Some years later, Itha required Brendan to come to her: she was in great trouble, and needed his assistance. He went accordingly, and with many tears she told him that one of her pupils had run away some time before, and had fallen into very bad courses, which had led at last to her being reduced to be a slave-girl in Connaught. Would he go in search of her and bring her back, with assurance that everything would be forgiven and forgotten?
Brendan readily undertook the task, and succeeded in redeeming the girl and restoring her to her spiritual mother.
Now Brendan himself got into trouble. He had gone with a boat one day to an island, taking with him two lads, one quite young. He left one boy in charge of the boat, and advanced up the land with the other. Then this latter said to him, “Master, the tide will rise before we get back, and I am sure my little brother cannot manage the boat alone.”
“Be silent,” retorted Brendan. “Do you suppose that I do not care for him as much as you do yourself?”
After a while the young man returned to the matter. “I am sure,” said he, “it is not safe to leave the boy unassisted. The current runs very strong.”

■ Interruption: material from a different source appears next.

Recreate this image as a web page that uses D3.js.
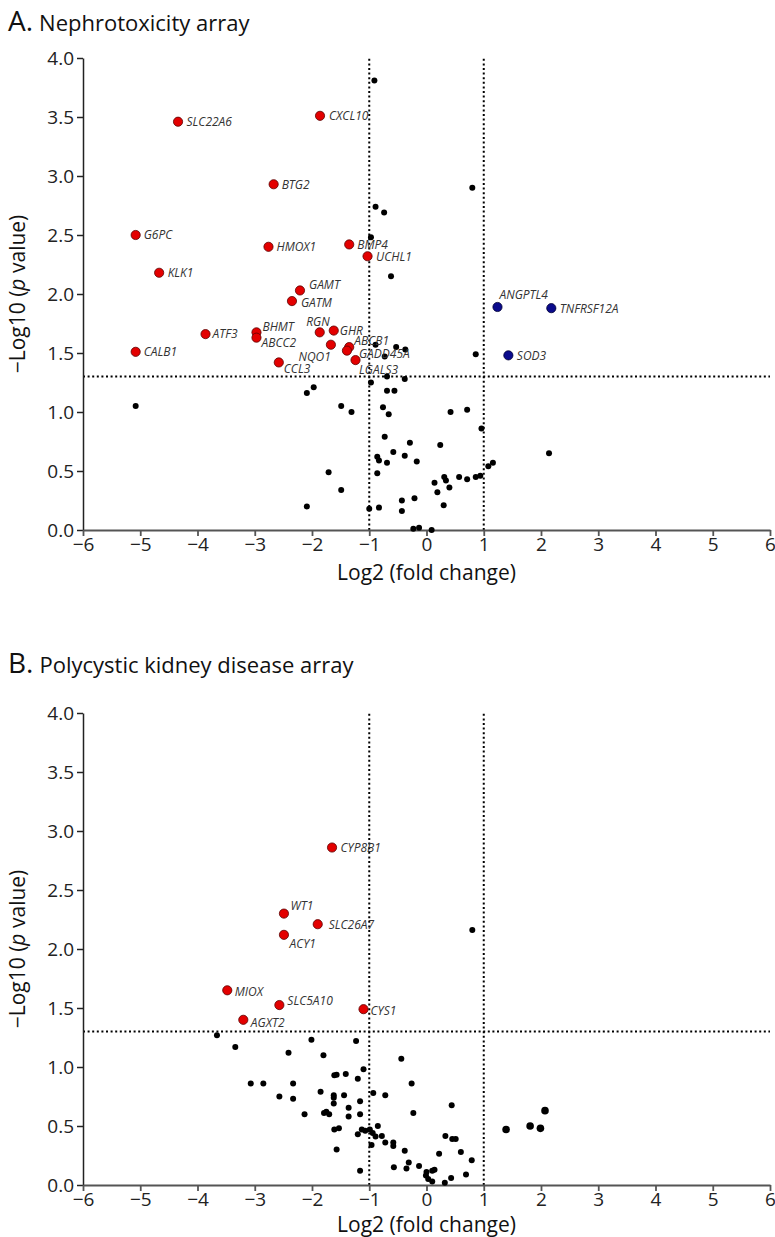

“Bad luck to you!” said Brendan, flaming up,—he was a peppery man,—“Go yourself, then;” and the youth took him at his word and found the boy struggling with the boat, tide and wind were driving from shore, and he was unable to control the coracle. The elder ran into the water to assist his brother, and a great wave swept him off his feet and he was drowned, but the little boy escaped.
After this S. Brendan had no peace of mind. He thought himself responsible for the loss of the youth. He had wished him “Bad luck,” and bad luck indeed had fallen to him.
He went at once to his foster-mother, and consulted her.
It is quite possible that the relatives of the drowned youth had taken the matter up, and pursued Brendan in blood-feud. So Itha, after mature consideration, advised Brendan to leave Ireland for a while; and in punishment for his hastiness, and for having caused the death of the youth, she bade him abstain from blood in everything.
So Brendan started. He went to Armorica, and determined to visit Gildas, the historian, who was then at his abbey of Rhuys. Gildas was a sour, ill-tempered man, very hard; and when Brendan arrived, it was just after sundown and the gates of the monastery were closed. He announced who he was—a traveller from Ireland—but Gildas replied that rules must be kept, and it was against his rule to open after set of sun, so Brendan was constrained to spend the night outside the gates.
Thence he went to Dol, but after a while, and a visit to S. David in Wales, he returned to Ireland, and now Itha told him a marvellous story. There was a rumour that far away to the west beyond the horizon was a wondrous land of beauty. He must not remain in Ireland: let him put to sea, sail after the sun as it set, and discover the mysterious land beyond the Atlantic.